Industrias Haceb S.A.
- Type: Private
- Industry: Electrical appliance and gas appliance
- Founded: 1940
- Founder: José María Acevedo
- Headquarters: Copacabana, Colombia
- Products: Refrigeration Water Heater Washer Microwave Stoves
- Owner: José María Acevedo
- Website: Haceb

= Haceb =

Colombian appliances factory

Industrias Haceb S.A. is a Colombian company manufacturing heating, domestic and commercial refrigeration.

Haceb Industries started in 1940 as a small electrical repair shop, and currently has over 2,800 employees. It has a presence in Colombia as well as several other countries, such as the United States of America, where it markets its own brands, Haceb and Icasa. This company is also involved in strategic partnerships with international companies.

== History ==
By the time the company was founded in a small shop in Medellín, World War II had limited the supply of steel-based materials, since these were required by the military. This led to fewer new products being imported. The new company took advantage of the increased demand for industrial materials, producing electrical appliances.

From its founding until the 1960s, the technical part of the company worked alongside the production and sales divisions to add value to the sale of the first appliances. However, this was limited to the requirements of the customers. In 1942, production began with the manufacture of kitchen appliances; in 1951, the inclusion of electric heaters expanded the range of products. Line heaters began being produced by this company in 1956. In 1966, the company began producing fully porcelain-enameled refrigerators. These were very successful, leading to the construction of a cooling plant (in 1984) as a specialised system dedicated to making these appliances. In 1985, a production line of covered electric recessed furnaces and integrated cooker hoods was started. The company started a production line of gas cookers, stoves and recessed oven gas (between 1990 and 1995).

In 1993, branches were formed elsewhere in Colombia (including Bogotá) to increase the company's nationwide presence. In 1998, shopping freezers and beverage dispensers were added to Haceb Industries' cooling-appliance line; in addition, the range of gas appliances was expanded to meet the high demand for gas cookers in Colombia. In 1999, a new organisational model was launched, allowing the company to increase the focus on its commercial business and expand its portfolio of products.
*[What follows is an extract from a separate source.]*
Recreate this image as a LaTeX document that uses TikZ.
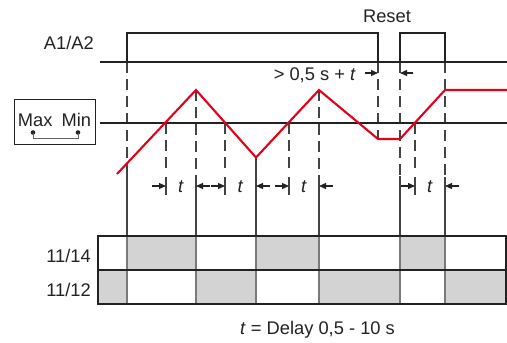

2001 was a difficult period for Colombian industry, due to economic recession and increased unemployment across the world. Despite the sharp decline in national and international demand for its products, though, Haceb Industries continued its strategy of technological and managerial innovation, allowing it to continue competing successfully in the electrical and gas appliance market. In 2002, some parts of the production line were transferred to a heating plant in Copacabana. In addition, work was underway for the development of an improved conditioning and refrigeration plant. The DHA Water Dispenser 3.3 LT. was released during this year, as well as the Standard GM2 Line Refrigerators Soft Line.

In 2003, in response to the need for increased strength against the FTAA (Free Trade Area of the Americas), Haceb Industries consolidated its position as a large-scale technology company, optimised its production and expansion and improved its portfolio of products. During this year, they purchased the brand Icasa as part of their programme to consolidate their nationwide profile. They also increased their investment in technology, launching the Integrated Management Information System ASW with the aim of connecting their entire supply chain together. The company also acquired a tool for 3D design: this allowed them to streamline the production process, optimise resources and reduce time taken for delivery. Haceb of Ecuador was established in order to increase the company's profile in Ecuador.
2006 saw the company strengthening its position in international markets. Contracts were signed with major chemical companies, which prompted the company to comply with international trade standards. Additionally, Haceb of Venezuela and Mexico were formed. During this year, the company was very focused on technology, seeking to acquire new machinery and upgrade certain production processes. For the domestic market, two new Haceb Exhibition Halls, which house the entire portfolio of Haceb products and provide comprehensive advice to their clients, were put into operation. The first is located in the Guayabal district of Medellín; the second is located on the Company's premises in Copacabana, Antioquia.